Seismic Swarm PS20170410.1: Analysis of the April 2017 Event Offshore from Pondaguitan, Philippines

The seismic swarm designated PS20170410.1 began at 10:38 on 10 April 2017 and ended at 18:08 on 11 April 2017. Centered 120 km east-southeast of Pondaguitan in the Philippines, the sequence produced 14 earthquakes within 31 hours and 30 minutes. Events ranged in magnitude from 4.6 to 5.8, with focal depths between 9 km and 69 km. The initial pair of events occurred within seconds of each other at 10:38:47 and 10:38:53 UTC, registering magnitudes 5.8 and 5.6 respectively. Subsequent activity included a magnitude 5.1 at 11:08:11 followed by a 5.2 at 11:08:18, then a 4.6 at 11:22:35. On 11 April, additional events clustered around 02:44–02:50, 11:22, 14:42–14:47, 15:55, and 17:41–18:08, with the strongest late-stage shock reaching magnitude 5.7 at 14:42:16.

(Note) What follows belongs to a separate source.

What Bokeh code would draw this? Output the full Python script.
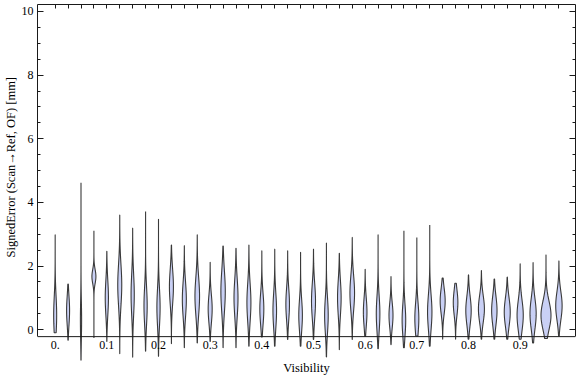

This swarm occurred in a tectonically active offshore region east of Mindanao. The Philippine archipelago forms part of the Pacific Ring of Fire, where the Philippine Sea Plate converges with the Sunda Plate along the Philippine Trench. Subduction generates frequent moderate-to-large earthquakes, while strike-slip motion along the Philippine Fault and its offshore extensions contributes to shallow crustal seismicity. Depths recorded during the swarm span both crustal and upper-mantle levels, consistent with the transition from interplate thrust events to deeper intraslab activity near the trench.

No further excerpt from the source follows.